Intellectuels
Dessin de Sadri khiari

Dans la bouche de ceux ou celles qui veulent à moindre frais se situer du bon côté, cela changerait peut-être des génies titulaires de la démocratie : l’intelligence pèse en politique. Le refrain est pourtant connu : tout se passe comme si les uns préféraient s’installer au balcon, tandis que les autres n’hésitaient pas à faire la claque. Qui n’a connu pourtant ce frisson de balançoire où, sur les ondes comme sur les écrans, des académiciens rivalisent de ridicule avec des intellectuels médiatiques, dansant d’un pied sur l’autre, pressés qu’ils sont de confondre les exigences pratiques du savoir avec les discrètes envies du pouvoir ?

Si la bêtise des uns nous laisse parfois crédules, l’idiotie des autres a de très fortes chances de nous rendre gouailleurs par moments. Dans les deux cas, l’intellectuel médiatique ne passe pas inaperçu. Il bombe le torse dès qu’il ouvre la bouche. Qu’il soit spécialiste en droit constitutionnel, ou expert en stratégies militaires ou encore politologue et analyste, nous avons affaire à un passe-partout en temps de crise. Il explique tout, il spécule sur tout, il décortique tout. Il sait tout, il comprend tout. Sa devise est de penser mou sans rechigner. Mais entre cette devise et les risques qu’elle abrite, les différences ne sont peut-être pas aussi énormes qu’on le croit. Et s’il s’agissait, à travers cette figure de l’intellectuel médiatique, de nourrir une visibilité adaptable à toutes les morphologies consensuelles ? Ne serait-ce pas là ce que veut précisément le pouvoir ?

Le spécialiste des généralités

Notre intellectuel médiatique se croit du prestige. Mais il arrive toujours trop tard. Loin des questions d’épiderme, que reste-t-il du concert de la bonne opinion publique, lorsque l’intellectuel médiatique s’érige en spécialiste des généralités ? Très évidemment, l’ombre d’une pensée. Fruit hybride des amours de l’institution et du pouvoir, le spécialiste universitaire, en l’occurrence, s’auto-intronise empêcheur de penser en rond. Sur les plateaux télévisés, son objectivité fait de lui un virtuose des vérités premières. Mais partout où il va, trop visiblement né pour les honneurs, il traîne son cours magistral, parfois frelaté, sous le manteau. Le risque n’est pas seulement celui de l’incompétence ou de la manipulation mais surtout du formatage. En temps de polémiques insanes, le discours généralisant du spécialiste ne fait que servir les plats tièdes du consensus.

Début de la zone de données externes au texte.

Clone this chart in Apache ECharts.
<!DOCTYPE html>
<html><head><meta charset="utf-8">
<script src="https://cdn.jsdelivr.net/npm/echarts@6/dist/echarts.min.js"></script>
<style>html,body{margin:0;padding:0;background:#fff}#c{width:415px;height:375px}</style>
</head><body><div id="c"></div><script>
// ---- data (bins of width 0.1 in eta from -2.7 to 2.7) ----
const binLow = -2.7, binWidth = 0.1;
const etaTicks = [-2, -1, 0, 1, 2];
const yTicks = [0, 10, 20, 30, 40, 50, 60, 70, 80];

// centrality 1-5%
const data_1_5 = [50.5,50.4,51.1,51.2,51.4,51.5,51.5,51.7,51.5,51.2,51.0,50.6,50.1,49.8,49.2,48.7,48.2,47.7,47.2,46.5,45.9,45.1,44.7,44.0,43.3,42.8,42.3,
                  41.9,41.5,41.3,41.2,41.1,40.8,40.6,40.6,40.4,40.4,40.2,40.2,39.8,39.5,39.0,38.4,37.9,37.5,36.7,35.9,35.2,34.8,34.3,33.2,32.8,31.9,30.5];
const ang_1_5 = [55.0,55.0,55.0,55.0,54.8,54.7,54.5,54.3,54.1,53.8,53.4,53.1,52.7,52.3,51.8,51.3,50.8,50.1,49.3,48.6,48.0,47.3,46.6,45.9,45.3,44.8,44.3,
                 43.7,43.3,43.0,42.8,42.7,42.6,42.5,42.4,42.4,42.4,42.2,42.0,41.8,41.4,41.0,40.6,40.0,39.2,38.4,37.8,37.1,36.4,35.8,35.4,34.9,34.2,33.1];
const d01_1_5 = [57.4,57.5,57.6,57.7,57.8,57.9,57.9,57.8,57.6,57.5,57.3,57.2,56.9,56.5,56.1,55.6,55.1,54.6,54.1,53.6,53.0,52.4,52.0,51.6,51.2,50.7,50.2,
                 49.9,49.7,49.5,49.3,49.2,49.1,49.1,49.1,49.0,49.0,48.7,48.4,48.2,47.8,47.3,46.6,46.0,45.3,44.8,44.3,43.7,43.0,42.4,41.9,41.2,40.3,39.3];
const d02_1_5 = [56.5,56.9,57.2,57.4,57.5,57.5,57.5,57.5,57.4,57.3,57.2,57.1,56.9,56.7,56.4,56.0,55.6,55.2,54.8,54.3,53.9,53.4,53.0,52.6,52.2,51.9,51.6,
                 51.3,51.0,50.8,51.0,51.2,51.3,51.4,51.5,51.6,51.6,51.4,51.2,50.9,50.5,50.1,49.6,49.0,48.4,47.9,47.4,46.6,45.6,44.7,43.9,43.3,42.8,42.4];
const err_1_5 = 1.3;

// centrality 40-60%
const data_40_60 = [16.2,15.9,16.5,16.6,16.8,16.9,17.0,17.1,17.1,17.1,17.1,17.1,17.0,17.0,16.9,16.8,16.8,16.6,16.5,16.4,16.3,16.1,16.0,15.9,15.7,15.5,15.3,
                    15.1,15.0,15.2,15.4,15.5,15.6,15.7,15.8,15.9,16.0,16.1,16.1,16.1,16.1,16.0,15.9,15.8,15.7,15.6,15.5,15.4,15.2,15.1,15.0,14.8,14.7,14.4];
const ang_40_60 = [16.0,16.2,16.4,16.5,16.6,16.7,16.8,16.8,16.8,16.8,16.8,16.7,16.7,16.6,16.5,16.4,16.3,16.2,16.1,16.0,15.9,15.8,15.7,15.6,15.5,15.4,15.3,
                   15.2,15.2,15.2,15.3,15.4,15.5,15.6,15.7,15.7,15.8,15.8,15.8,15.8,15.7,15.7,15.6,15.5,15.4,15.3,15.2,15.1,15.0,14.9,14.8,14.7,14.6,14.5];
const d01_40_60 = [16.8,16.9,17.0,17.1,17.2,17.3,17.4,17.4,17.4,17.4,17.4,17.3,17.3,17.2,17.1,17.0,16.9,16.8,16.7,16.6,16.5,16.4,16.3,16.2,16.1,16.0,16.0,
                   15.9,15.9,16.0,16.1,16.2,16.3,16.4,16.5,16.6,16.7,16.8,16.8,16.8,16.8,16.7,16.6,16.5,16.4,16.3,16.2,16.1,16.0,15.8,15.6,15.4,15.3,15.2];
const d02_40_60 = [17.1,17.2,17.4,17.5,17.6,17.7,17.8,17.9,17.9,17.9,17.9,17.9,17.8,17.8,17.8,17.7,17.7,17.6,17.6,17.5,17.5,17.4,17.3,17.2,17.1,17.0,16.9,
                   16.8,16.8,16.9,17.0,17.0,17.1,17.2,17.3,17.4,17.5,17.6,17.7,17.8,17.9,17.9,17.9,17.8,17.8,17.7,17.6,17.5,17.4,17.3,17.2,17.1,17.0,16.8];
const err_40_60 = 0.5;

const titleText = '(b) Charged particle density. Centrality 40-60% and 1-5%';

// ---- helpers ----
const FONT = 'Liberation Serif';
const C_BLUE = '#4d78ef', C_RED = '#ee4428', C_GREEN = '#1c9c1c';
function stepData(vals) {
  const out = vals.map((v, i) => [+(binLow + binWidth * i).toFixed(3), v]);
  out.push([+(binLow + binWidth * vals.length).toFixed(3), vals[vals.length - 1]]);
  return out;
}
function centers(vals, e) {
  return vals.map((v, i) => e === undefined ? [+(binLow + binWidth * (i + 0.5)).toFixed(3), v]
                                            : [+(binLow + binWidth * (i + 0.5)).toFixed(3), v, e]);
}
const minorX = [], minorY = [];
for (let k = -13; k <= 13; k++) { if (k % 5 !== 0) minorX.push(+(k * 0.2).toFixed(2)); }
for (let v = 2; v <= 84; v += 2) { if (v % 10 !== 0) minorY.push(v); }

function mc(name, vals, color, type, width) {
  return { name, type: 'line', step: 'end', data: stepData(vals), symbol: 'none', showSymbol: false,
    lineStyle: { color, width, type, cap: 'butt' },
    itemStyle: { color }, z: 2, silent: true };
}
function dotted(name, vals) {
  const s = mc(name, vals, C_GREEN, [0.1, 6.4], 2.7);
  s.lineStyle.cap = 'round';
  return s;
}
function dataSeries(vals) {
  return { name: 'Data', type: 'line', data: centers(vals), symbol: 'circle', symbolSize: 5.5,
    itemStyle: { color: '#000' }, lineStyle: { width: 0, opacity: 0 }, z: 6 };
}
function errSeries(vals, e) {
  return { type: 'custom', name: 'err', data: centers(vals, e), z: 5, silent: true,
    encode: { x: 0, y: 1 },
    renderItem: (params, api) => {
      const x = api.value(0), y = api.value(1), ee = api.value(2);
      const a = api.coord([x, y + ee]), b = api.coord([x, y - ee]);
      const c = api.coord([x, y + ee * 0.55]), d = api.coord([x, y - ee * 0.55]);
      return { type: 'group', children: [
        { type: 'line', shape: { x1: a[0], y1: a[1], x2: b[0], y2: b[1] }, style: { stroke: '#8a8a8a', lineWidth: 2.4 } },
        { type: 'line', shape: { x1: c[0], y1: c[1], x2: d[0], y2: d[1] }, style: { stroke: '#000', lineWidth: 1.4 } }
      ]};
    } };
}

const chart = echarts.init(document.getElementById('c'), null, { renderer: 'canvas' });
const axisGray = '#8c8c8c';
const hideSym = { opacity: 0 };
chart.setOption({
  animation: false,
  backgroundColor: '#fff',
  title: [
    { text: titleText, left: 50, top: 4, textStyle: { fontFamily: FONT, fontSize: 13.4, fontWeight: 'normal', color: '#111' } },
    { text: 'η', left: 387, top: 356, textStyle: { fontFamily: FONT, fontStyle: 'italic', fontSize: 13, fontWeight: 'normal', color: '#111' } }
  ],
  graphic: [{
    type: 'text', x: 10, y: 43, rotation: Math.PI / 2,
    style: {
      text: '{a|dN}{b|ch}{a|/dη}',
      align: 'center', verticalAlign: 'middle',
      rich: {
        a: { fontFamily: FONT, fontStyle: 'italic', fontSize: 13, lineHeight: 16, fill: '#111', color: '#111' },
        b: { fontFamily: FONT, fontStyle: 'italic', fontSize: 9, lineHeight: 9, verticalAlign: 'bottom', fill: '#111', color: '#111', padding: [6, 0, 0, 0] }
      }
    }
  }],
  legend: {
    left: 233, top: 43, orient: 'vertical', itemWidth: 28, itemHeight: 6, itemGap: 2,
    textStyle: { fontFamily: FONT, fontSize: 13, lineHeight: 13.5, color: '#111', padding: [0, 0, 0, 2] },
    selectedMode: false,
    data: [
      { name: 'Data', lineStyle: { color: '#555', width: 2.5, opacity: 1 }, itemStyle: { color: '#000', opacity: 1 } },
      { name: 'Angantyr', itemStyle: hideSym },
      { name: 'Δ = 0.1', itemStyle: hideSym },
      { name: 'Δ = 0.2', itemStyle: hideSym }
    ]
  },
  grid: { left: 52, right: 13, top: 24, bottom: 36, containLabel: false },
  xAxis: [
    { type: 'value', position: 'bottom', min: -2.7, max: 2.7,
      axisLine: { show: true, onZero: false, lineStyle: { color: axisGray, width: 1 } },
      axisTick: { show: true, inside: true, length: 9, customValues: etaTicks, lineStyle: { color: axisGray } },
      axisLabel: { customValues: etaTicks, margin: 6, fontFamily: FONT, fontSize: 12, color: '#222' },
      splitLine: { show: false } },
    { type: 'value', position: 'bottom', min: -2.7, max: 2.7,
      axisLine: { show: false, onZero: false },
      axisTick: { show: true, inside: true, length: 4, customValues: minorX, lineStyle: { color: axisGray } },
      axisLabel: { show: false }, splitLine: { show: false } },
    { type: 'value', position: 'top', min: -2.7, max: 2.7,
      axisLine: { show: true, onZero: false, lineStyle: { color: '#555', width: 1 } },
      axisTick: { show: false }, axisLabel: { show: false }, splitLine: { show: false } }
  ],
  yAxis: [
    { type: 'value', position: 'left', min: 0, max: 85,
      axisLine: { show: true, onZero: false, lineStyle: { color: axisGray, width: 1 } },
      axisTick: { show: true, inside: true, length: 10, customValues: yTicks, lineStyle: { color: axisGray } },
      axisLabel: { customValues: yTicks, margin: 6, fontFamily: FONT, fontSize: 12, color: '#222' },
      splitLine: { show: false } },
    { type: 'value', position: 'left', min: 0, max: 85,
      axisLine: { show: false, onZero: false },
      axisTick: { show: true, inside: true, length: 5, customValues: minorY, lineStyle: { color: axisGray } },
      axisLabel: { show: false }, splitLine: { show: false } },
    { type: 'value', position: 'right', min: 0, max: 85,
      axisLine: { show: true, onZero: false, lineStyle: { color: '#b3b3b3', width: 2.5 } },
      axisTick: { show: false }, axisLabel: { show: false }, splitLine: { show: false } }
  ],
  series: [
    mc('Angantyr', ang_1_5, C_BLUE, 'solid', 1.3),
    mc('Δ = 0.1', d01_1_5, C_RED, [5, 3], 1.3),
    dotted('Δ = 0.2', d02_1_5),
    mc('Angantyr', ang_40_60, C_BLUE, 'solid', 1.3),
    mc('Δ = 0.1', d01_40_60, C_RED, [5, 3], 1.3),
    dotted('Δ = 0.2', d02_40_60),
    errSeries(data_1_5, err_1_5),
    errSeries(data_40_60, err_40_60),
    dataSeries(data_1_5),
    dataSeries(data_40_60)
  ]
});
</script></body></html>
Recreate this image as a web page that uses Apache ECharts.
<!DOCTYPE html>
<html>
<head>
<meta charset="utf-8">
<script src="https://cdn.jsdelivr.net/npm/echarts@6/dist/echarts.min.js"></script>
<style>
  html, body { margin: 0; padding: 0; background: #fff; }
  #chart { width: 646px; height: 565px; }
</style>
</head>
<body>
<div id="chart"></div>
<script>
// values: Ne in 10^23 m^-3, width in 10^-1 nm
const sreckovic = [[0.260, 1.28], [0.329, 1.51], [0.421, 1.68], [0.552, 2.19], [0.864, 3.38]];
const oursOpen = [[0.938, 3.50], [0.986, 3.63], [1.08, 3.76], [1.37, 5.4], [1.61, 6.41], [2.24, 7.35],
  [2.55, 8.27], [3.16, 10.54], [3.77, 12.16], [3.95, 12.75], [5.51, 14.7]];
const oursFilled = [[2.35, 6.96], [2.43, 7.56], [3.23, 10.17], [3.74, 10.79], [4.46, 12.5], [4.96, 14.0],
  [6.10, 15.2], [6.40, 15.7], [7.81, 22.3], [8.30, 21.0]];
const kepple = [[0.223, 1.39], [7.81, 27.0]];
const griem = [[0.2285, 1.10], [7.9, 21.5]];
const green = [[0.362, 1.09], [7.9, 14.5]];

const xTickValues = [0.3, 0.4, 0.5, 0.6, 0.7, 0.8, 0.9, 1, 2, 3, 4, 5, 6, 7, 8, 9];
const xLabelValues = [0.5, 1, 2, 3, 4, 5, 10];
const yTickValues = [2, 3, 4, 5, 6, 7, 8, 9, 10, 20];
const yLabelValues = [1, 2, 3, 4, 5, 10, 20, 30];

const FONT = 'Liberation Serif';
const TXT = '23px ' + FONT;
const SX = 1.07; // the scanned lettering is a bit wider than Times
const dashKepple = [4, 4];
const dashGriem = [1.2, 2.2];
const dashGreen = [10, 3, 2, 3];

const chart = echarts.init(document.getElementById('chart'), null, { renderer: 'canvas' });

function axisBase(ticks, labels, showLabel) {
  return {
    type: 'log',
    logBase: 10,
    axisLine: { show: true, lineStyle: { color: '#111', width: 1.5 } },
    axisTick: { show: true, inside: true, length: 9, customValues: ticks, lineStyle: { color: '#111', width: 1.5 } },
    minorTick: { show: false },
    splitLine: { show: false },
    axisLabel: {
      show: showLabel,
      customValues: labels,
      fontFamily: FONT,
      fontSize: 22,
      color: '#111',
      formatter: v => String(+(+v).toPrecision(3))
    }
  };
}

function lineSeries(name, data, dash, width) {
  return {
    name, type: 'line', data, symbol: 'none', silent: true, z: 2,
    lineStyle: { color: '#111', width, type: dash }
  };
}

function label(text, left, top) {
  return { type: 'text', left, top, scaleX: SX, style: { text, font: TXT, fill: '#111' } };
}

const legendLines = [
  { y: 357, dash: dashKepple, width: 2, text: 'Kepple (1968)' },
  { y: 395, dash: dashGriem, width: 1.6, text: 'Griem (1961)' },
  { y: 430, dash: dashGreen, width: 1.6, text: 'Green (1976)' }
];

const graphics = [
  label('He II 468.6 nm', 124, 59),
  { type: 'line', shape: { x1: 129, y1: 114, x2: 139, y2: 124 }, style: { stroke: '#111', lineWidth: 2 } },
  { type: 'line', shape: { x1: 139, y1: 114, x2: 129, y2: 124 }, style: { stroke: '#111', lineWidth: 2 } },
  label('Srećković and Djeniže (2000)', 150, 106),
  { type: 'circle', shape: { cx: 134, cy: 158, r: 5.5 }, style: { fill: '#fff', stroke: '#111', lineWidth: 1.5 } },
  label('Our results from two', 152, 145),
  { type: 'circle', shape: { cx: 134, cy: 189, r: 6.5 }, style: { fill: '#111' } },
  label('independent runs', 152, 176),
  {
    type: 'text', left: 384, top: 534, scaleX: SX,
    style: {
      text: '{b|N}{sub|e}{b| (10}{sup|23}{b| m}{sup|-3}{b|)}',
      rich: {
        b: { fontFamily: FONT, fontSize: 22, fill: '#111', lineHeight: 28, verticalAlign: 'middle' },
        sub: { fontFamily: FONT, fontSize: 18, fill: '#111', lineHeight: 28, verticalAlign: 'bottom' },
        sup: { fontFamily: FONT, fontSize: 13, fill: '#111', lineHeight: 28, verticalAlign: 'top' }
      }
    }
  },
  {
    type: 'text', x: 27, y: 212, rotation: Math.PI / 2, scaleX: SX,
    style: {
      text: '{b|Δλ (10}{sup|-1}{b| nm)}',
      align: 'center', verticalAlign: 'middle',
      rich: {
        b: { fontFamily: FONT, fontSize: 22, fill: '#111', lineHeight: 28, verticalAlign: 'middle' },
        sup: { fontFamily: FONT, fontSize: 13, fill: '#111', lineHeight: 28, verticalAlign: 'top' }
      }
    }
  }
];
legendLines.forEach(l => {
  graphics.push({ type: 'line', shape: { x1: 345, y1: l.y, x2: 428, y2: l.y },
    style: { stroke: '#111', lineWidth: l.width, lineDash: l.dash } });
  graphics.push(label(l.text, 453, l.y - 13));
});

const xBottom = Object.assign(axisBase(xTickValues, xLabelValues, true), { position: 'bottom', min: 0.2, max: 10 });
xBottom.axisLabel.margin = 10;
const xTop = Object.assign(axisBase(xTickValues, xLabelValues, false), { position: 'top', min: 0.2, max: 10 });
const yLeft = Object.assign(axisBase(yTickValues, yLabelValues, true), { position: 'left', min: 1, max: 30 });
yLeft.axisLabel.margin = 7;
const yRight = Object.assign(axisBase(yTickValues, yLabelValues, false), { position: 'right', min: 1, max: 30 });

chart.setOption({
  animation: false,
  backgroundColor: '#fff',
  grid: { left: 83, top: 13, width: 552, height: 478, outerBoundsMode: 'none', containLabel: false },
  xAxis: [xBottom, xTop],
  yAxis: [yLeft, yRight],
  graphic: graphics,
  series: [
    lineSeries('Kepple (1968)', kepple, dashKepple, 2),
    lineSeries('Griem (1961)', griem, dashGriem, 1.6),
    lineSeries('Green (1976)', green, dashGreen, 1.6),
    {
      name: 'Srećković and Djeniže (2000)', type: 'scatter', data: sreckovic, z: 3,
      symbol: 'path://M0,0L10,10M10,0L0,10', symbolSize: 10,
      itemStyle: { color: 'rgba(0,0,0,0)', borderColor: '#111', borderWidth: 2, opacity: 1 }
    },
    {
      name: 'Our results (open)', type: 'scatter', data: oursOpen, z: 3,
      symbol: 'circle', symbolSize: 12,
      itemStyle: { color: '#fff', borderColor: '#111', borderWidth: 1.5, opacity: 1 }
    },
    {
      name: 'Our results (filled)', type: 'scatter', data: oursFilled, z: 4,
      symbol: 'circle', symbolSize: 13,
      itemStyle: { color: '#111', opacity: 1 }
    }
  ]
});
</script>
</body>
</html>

Seulement, autour du spécialiste, tout n’est pas aussi général. Paradoxale, sa doctrine est celle d’à la fois le procureur et l’arbitre. S’il peut justifier n’importe quoi par son intransigeance taillée dans la masse, il n’a en revanche rien d’applicable à proposer. Avec sa faculté critique, le spécialiste tient à préserver jalousement le droit à la différence. Sa rigueur lui garantit une présomption de sérieux. Sauf qu’à la retombée de ses hauteurs, le savoir trop criard du spécialiste ne donne point le change. Lorsque le juriste commente un derby, ou l’arabisante intervient sur la question de l’immigration, ils acceptent sans sourciller de devenir des curiosités télévisuelles. Déçus, malgré leurs sincères efforts, de ne pouvoir mordre la belle pomme de la visibilité médiatique, ils cessent de prétendre à mieux.

Le masque livide de l’expert

Notre intellectuel médiatique se sait encore du talent. Entre deux émissions, le voici qui surgit de nouveau, et dans quel tintamarre. Sous le masque livide de l’expert, il continue de fréquenter le théâtre politique à fleuret moucheté plutôt qu’au sabre. Faussement neutre, l’expert fait partie des nouveaux convertis qui s’évertuent à toucher une corde sensible au moment où les coups pleuvent. Signe que les dieux sont avec lui, il ne doute jamais. Sa devise est la certitude. Et si son audience semble de plus en plus indifférente à tout critère de compétence, c’est parce qu’avec lui nous sommes dans la science déguisée. Il s’agit bien d’un jeu de rôles. En tant qu’expert qui ne renonce pas à son incognito lorsqu’il il étale son savoir, l’intellectuel médiatique se veut le mieux culotté.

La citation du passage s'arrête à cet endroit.